## Stated exercise
The data below should be restated word for word, with every picture omitted.

## Material
----

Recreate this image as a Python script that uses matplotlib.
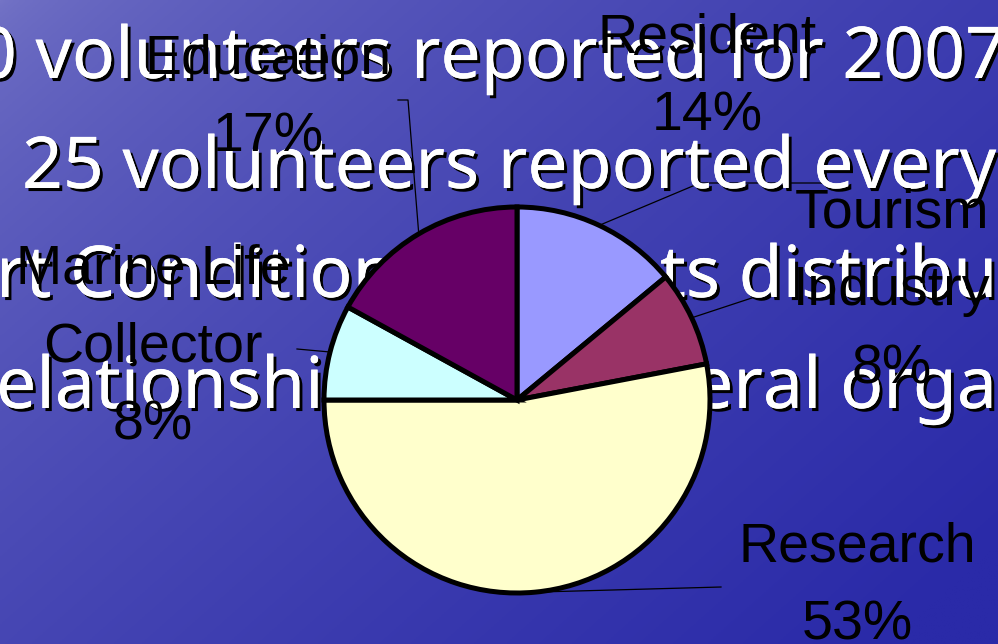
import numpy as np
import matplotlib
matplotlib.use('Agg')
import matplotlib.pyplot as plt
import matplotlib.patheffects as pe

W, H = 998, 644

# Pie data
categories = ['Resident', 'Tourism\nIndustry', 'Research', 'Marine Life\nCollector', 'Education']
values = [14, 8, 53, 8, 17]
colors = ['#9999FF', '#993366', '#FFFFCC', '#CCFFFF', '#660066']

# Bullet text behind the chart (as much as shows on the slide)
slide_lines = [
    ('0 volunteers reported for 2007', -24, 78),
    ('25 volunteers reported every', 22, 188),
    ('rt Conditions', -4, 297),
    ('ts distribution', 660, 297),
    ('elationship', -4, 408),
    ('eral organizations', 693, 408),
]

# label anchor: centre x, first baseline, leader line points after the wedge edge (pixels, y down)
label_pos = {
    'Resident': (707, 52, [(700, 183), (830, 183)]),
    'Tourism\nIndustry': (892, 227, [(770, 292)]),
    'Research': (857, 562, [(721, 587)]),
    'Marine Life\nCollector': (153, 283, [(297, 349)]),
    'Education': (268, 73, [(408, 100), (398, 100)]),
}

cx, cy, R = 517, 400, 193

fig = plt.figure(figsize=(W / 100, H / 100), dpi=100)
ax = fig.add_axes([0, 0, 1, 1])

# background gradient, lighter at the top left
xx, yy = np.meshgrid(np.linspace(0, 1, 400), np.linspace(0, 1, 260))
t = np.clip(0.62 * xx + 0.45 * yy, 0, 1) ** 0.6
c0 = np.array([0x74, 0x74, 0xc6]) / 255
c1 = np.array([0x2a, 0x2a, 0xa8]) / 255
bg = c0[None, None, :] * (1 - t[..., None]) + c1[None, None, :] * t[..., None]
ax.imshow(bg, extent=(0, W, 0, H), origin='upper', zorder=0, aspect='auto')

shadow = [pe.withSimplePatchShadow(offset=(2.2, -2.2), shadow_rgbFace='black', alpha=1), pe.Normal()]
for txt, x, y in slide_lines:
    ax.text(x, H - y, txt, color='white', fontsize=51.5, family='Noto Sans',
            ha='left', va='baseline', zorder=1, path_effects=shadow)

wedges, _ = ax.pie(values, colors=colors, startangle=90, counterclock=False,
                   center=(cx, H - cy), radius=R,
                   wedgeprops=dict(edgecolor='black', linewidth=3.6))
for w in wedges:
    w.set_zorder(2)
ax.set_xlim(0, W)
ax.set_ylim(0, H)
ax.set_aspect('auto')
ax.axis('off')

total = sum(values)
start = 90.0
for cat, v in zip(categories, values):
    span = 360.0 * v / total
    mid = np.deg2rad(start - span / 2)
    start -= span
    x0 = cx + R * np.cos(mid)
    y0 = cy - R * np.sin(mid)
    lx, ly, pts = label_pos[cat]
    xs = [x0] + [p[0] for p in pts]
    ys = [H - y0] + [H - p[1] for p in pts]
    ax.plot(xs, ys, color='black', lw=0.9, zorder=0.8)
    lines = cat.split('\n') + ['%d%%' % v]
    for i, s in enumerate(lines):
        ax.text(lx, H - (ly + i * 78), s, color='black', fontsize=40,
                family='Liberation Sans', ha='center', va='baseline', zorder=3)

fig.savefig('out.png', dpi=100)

----

## Task result
Recreate this image as a Python script that uses matplotlib.
import numpy as np
import matplotlib
matplotlib.use('Agg')
import matplotlib.pyplot as plt
import matplotlib.patheffects as pe

W, H = 998, 644

# Pie data
categories = ['Resident', 'Tourism\nIndustry', 'Research', 'Marine Life\nCollector', 'Education']
values = [14, 8, 53, 8, 17]
colors = ['#9999FF', '#993366', '#FFFFCC', '#CCFFFF', '#660066']

# Bullet text behind the chart (as much as shows on the slide)
slide_lines = [
    ('0 volunteers reported for 2007', -24, 78),
    ('25 volunteers reported every', 22, 188),
    ('rt Conditions', -4, 297),
    ('ts distribution', 660, 297),
    ('elationship', -4, 408),
    ('eral organizations', 693, 408),
]

# label anchor: centre x, first baseline, leader line points after the wedge edge (pixels, y down)
label_pos = {
    'Resident': (707, 52, [(700, 183), (830, 183)]),
    'Tourism\nIndustry': (892, 227, [(770, 292)]),
    'Research': (857, 562, [(721, 587)]),
    'Marine Life\nCollector': (153, 283, [(297, 349)]),
    'Education': (268, 73, [(408, 100), (398, 100)]),
}

cx, cy, R = 517, 400, 193

fig = plt.figure(figsize=(W / 100, H / 100), dpi=100)
ax = fig.add_axes([0, 0, 1, 1])

# background gradient, lighter at the top left
xx, yy = np.meshgrid(np.linspace(0, 1, 400), np.linspace(0, 1, 260))
t = np.clip(0.62 * xx + 0.45 * yy, 0, 1) ** 0.6
c0 = np.array([0x74, 0x74, 0xc6]) / 255
c1 = np.array([0x2a, 0x2a, 0xa8]) / 255
bg = c0[None, None, :] * (1 - t[..., None]) + c1[None, None, :] * t[..., None]
ax.imshow(bg, extent=(0, W, 0, H), origin='upper', zorder=0, aspect='auto')

shadow = [pe.withSimplePatchShadow(offset=(2.2, -2.2), shadow_rgbFace='black', alpha=1), pe.Normal()]
for txt, x, y in slide_lines:
    ax.text(x, H - y, txt, color='white', fontsize=51.5, family='Noto Sans',
            ha='left', va='baseline', zorder=1, path_effects=shadow)

wedges, _ = ax.pie(values, colors=colors, startangle=90, counterclock=False,
                   center=(cx, H - cy), radius=R,
                   wedgeprops=dict(edgecolor='black', linewidth=3.6))
for w in wedges:
    w.set_zorder(2)
ax.set_xlim(0, W)
ax.set_ylim(0, H)
ax.set_aspect('auto')
ax.axis('off')

total = sum(values)
start = 90.0
for cat, v in zip(categories, values):
    span = 360.0 * v / total
    mid = np.deg2rad(start - span / 2)
    start -= span
    x0 = cx + R * np.cos(mid)
    y0 = cy - R * np.sin(mid)
    lx, ly, pts = label_pos[cat]
    xs = [x0] + [p[0] for p in pts]
    ys = [H - y0] + [H - p[1] for p in pts]
    ax.plot(xs, ys, color='black', lw=0.9, zorder=0.8)
    lines = cat.split('\n') + ['%d%%' % v]
    for i, s in enumerate(lines):
        ax.text(lx, H - (ly + i * 78), s, color='black', fontsize=40,
                family='Liberation Sans', ha='center', va='baseline', zorder=3)

fig.savefig('out.png', dpi=100)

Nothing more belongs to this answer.